1. A light emitting diode (LED) package structure, comprising:

a substrate being provided with a recess;

an LED being disposed in the recess on the substrate;

a heat conducting layer being disposed on outer surfaces of the substrate and capable of conducting heat energy generated by the LED; and

a lead layer being disposed on an outer side of the heat conducting layer and electrically connected to the LED.

2. The LED package structure of claim 1, wherein the heat conducting layer is made of a diamond material.

3. The LED package structure of claim 1, wherein the LED package structure is located on or below a solder pad.

4. The LED package structure of claim 3, wherein the solder pad is connected with the lead layer.

5. The LED package structure of claim 1, wherein the substrate is made of a single material.
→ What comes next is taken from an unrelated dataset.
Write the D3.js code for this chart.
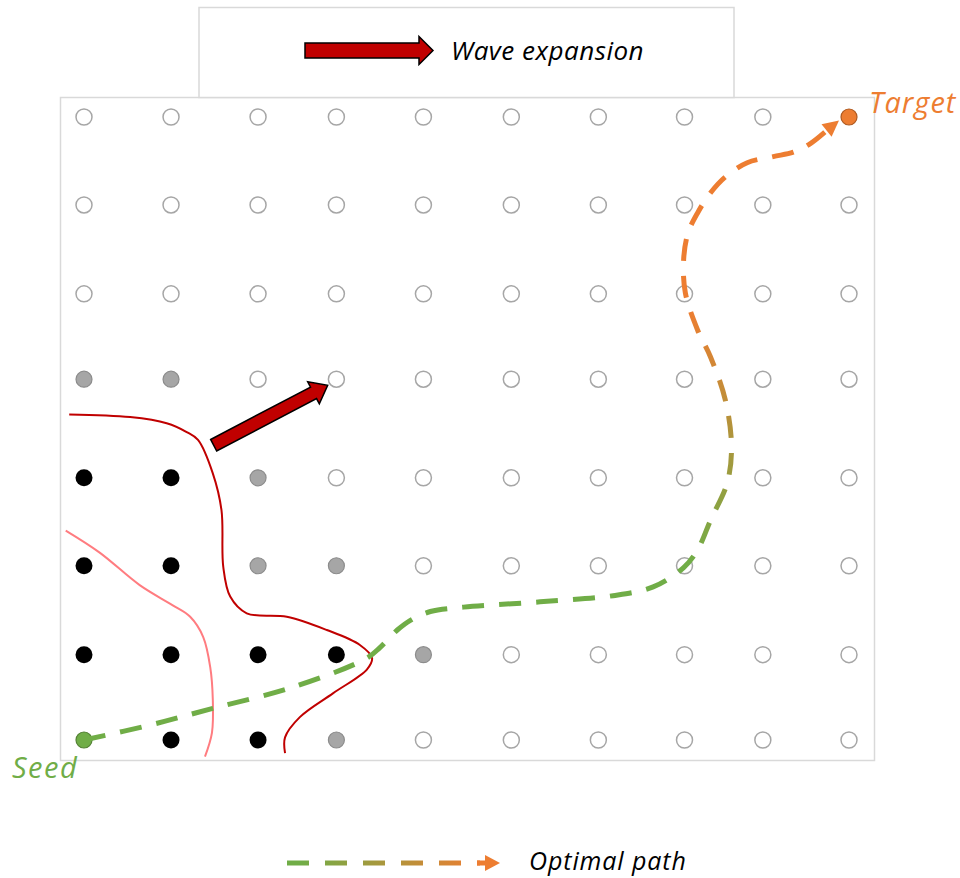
<!DOCTYPE html>
<html>
<head>
<meta charset="utf-8">
<script src="https://cdn.jsdelivr.net/npm/d3@7"></script>
<style>
  html, body { margin: 0; padding: 0; background: #fff; }
  svg { display: block; }
  text { font-family: "Open Sans", "Noto Sans", sans-serif; font-style: italic; }
</style>
</head>
<body>
<svg id="chart" width="960" height="878"></svg>
<script>
/* ---------- data (grid units) ---------- */

// column / row centres in grid units (spacing is slightly uneven in the source)
const colPos = [0, 1, 2, 2.9, 3.9, 4.91, 5.91, 6.9, 7.8, 8.79];
const rowPos = [0, 0.97, 1.98, 2.98, 4.1, 5.07, 6.08, 7.08];

// node state per row, bottom row first: s=seed, t=target, b=visited, g=front, o=unvisited
const nodeRows = [
  'sbbgoooooo',
  'bbbbgooooo',
  'bbggoooooo',
  'bbgooooooo',
  'ggoooooooo',
  'oooooooooo',
  'oooooooooo',
  'ooooooooot'
];

// current wave front (dark red) and previous front (light red)
const frontNow = [
  [-0.17, 3.70], [0.53, 3.67], [0.95, 3.60], [1.18, 3.50], [1.31, 3.41],
  [1.48, 3.03], [1.58, 2.61], [1.60, 1.97], [1.68, 1.63], [1.87, 1.44],
  [2.33, 1.40], [2.79, 1.25], [3.17, 1.08], [3.31, 0.93], [3.25, 0.80],
  [2.86, 0.53], [2.48, 0.26], [2.31, 0.03], [2.31, -0.15]
];
const frontPrev = [
  [-0.21, 2.38], [0.18, 2.13], [0.64, 1.76], [1.02, 1.53], [1.22, 1.40],
  [1.37, 1.17], [1.45, 0.83], [1.48, 0.46], [1.47, 0.08], [1.39, -0.19]
];

// optimal path from seed to target
const optimalPath = [
  [0, 0], [0.76, 0.17], [1.48, 0.36], [2.40, 0.60], [3.25, 0.93],
  [3.40, 1.05], [3.60, 1.25], [3.75, 1.36], [3.98, 1.46], [4.36, 1.51],
  [5.24, 1.57], [6.08, 1.64], [6.54, 1.74], [6.89, 1.96], [7.05, 2.16],
  [7.20, 2.50], [7.39, 2.92], [7.44, 3.33], [7.37, 3.86], [7.20, 4.35],
  [7.05, 4.66], [6.91, 5.08], [6.89, 5.46], [6.94, 5.76], [7.05, 5.99],
  [7.20, 6.22], [7.37, 6.40], [7.62, 6.56], [7.92, 6.63], [8.15, 6.68],
  [8.35, 6.78], [8.55, 6.94]
];

// wave expansion arrow on the grid: tail -> tip
const waveArrow = [[1.49, 3.35], [2.80, 4.03]];

const legendLabels = ['Wave expansion', 'Optimal path'];
const seedLabel = 'Seed';
const targetLabel = 'Target';

/* ---------- styles ---------- */

const GREEN = '#70ad47', ORANGE = '#ed7d31', DARKRED = '#c00000';
const nodeStyle = {
  o: { r: 8, fill: '#fff', stroke: '#a6a6a6', sw: 1.5 },
  g: { r: 8, fill: '#a6a6a6', stroke: '#8c8c8c', sw: 1.2 },
  b: { r: 8.5, fill: '#000', stroke: 'none', sw: 0 },
  s: { r: 8, fill: GREEN, stroke: '#548235', sw: 1.2 },
  t: { r: 8, fill: ORANGE, stroke: '#ae5a21', sw: 1.2 }
};

/* ---------- layout ---------- */

const svg = d3.select('#chart');
const x = d3.scaleLinear().domain([0, 8.79]).range([84, 849]);
const y = d3.scaleLinear().domain([0, 7.08]).range([740, 117]);

const defs = svg.append('defs');

// gradient for the path: green along the bottom, orange near the target
const pg = defs.append('linearGradient')
  .attr('id', 'pathGrad')
  .attr('gradientUnits', 'userSpaceOnUse')
  .attr('x1', 0).attr('x2', 0)
  .attr('y1', y(2.0)).attr('y2', y(4.9));
pg.append('stop').attr('offset', 0).attr('stop-color', GREEN);
pg.append('stop').attr('offset', 1).attr('stop-color', ORANGE);

const lg = defs.append('linearGradient')
  .attr('id', 'legendGrad')
  .attr('gradientUnits', 'userSpaceOnUse')
  .attr('x1', 300).attr('x2', 480).attr('y1', 0).attr('y2', 0);
lg.append('stop').attr('offset', 0).attr('stop-color', GREEN);
lg.append('stop').attr('offset', 1).attr('stop-color', ORANGE);

// frames
svg.append('rect')
  .attr('x', 60.5).attr('y', 97.5).attr('width', 814).attr('height', 663)
  .attr('fill', '#fff').attr('stroke', '#d9d9d9').attr('stroke-width', 1.5);
svg.append('rect')
  .attr('x', 199).attr('y', 7.5).attr('width', 535).attr('height', 90)
  .attr('fill', '#fff').attr('stroke', '#d9d9d9').attr('stroke-width', 1.5);

// block arrow polygon along +x, length L, body width bw, head width hw, head length hl
function blockArrow(L, bw, hw, hl) {
  return [
    [0, -bw / 2], [L - hl, -bw / 2], [L - hl, -hw / 2], [L, 0],
    [L - hl, hw / 2], [L - hl, bw / 2], [0, bw / 2]
  ];
}

/* ---------- nodes ---------- */

const nodes = [];
nodeRows.forEach((row, ri) => {
  row.split('').forEach((s, ci) => nodes.push({ ci, ri, s }));
});

svg.append('g').attr('class', 'nodes')
  .selectAll('circle')
  .data(nodes)
  .join('circle')
  .attr('cx', d => x(colPos[d.ci]))
  .attr('cy', d => y(rowPos[d.ri]))
  .attr('r', d => nodeStyle[d.s].r)
  .attr('fill', d => nodeStyle[d.s].fill)
  .attr('stroke', d => nodeStyle[d.s].stroke)
  .attr('stroke-width', d => nodeStyle[d.s].sw);

/* ---------- wave fronts ---------- */

const smooth = d3.line()
  .x(d => x(d[0]))
  .y(d => y(d[1]))
  .curve(d3.curveCatmullRom.alpha(0.5));

svg.append('path')
  .attr('d', smooth(frontPrev))
  .attr('fill', 'none').attr('stroke', '#ff7c80').attr('stroke-width', 2);

svg.append('path')
  .attr('d', smooth(frontNow))
  .attr('fill', 'none').attr('stroke', DARKRED).attr('stroke-width', 2);

/* ---------- optimal path ---------- */

svg.append('path')
  .attr('d', smooth(optimalPath))
  .attr('fill', 'none')
  .attr('stroke', 'url(#pathGrad)')
  .attr('stroke-width', 5)
  .attr('stroke-dasharray', '22 15');

// arrow head at the end of the path, oriented along the last segment
(function () {
  const a = optimalPath[optimalPath.length - 2];
  const b = optimalPath[optimalPath.length - 1];
  const x0 = x(a[0]), y0 = y(a[1]), x1 = x(b[0]), y1 = y(b[1]);
  const ang = Math.atan2(y1 - y0, x1 - x0) * 180 / Math.PI;
  svg.append('path')
    .attr('d', 'M-2,-8L14,0L-2,8Z')
    .attr('fill', ORANGE)
    .attr('transform', `translate(${x1},${y1}) rotate(${ang})`);
})();

/* ---------- wave expansion arrow on grid ---------- */

(function () {
  const [t0, t1] = waveArrow;
  const ax0 = x(t0[0]), ay0 = y(t0[1]), ax1 = x(t1[0]), ay1 = y(t1[1]);
  const L = Math.hypot(ax1 - ax0, ay1 - ay0);
  const ang = Math.atan2(ay1 - ay0, ax1 - ax0) * 180 / Math.PI;
  svg.append('polygon')
    .attr('points', blockArrow(L, 13, 25, 16).map(p => p.join(',')).join(' '))
    .attr('fill', DARKRED).attr('stroke', '#000').attr('stroke-width', 1.5)
    .attr('stroke-linejoin', 'miter')
    .attr('transform', `translate(${ax0},${ay0}) rotate(${ang})`);
})();

/* ---------- labels ---------- */

svg.append('text')
  .attr('x', 12).attr('y', 778)
  .attr('font-size', 29).attr('letter-spacing', 1.5).attr('fill', GREEN)
  .text(seedLabel);

svg.append('text')
  .attr('x', 869).attr('y', 113)
  .attr('font-size', 29).attr('letter-spacing', 1).attr('fill', ORANGE)
  .text(targetLabel);

/* ---------- legends ---------- */

svg.append('polygon')
  .attr('points', blockArrow(128, 15, 28, 14).map(p => p.join(',')).join(' '))
  .attr('fill', DARKRED).attr('stroke', '#000').attr('stroke-width', 1.5)
  .attr('transform', 'translate(305,50.5)');

svg.append('text')
  .attr('x', 451).attr('y', 60)
  .attr('font-size', 26).attr('letter-spacing', 0.5).attr('fill', '#000')
  .text(legendLabels[0]);

svg.append('line')
  .attr('x1', 287).attr('x2', 480).attr('y1', 863).attr('y2', 863)
  .attr('stroke', 'url(#legendGrad)').attr('stroke-width', 5)
  .attr('stroke-dasharray', '22 16');
svg.append('path')
  .attr('d', 'M477,860.5L485,860.5L485,855L500,863L485,871L485,865.5L477,865.5Z')
  .attr('fill', ORANGE);

svg.append('text')
  .attr('x', 529).attr('y', 870)
  .attr('font-size', 25).attr('letter-spacing', 0.9).attr('fill', '#000')
  .text(legendLabels[1]);
</script>
</body>
</html>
6. The LED package structure of claim 1, wherein the substrate is made of composite materials which are joined via a thermal medium by thermal treatment or co-firing.

7. The LED package structure of claim 1, wherein the substrate is further provided with a plurality of heat-conducting holes.

8. The LED package structure of claim 1, further comprising a heat dissipating fin which is disposed below the substrate.

9. The LED package structure of claim 8, wherein the heat dissipating fin includes a heat conducting layer.

10. The LED package structure of claim 2, wherein the heat conducting layer is selected from a group consisting of an electrically conductive heat conductor and a non-electrically conductive heat conductor.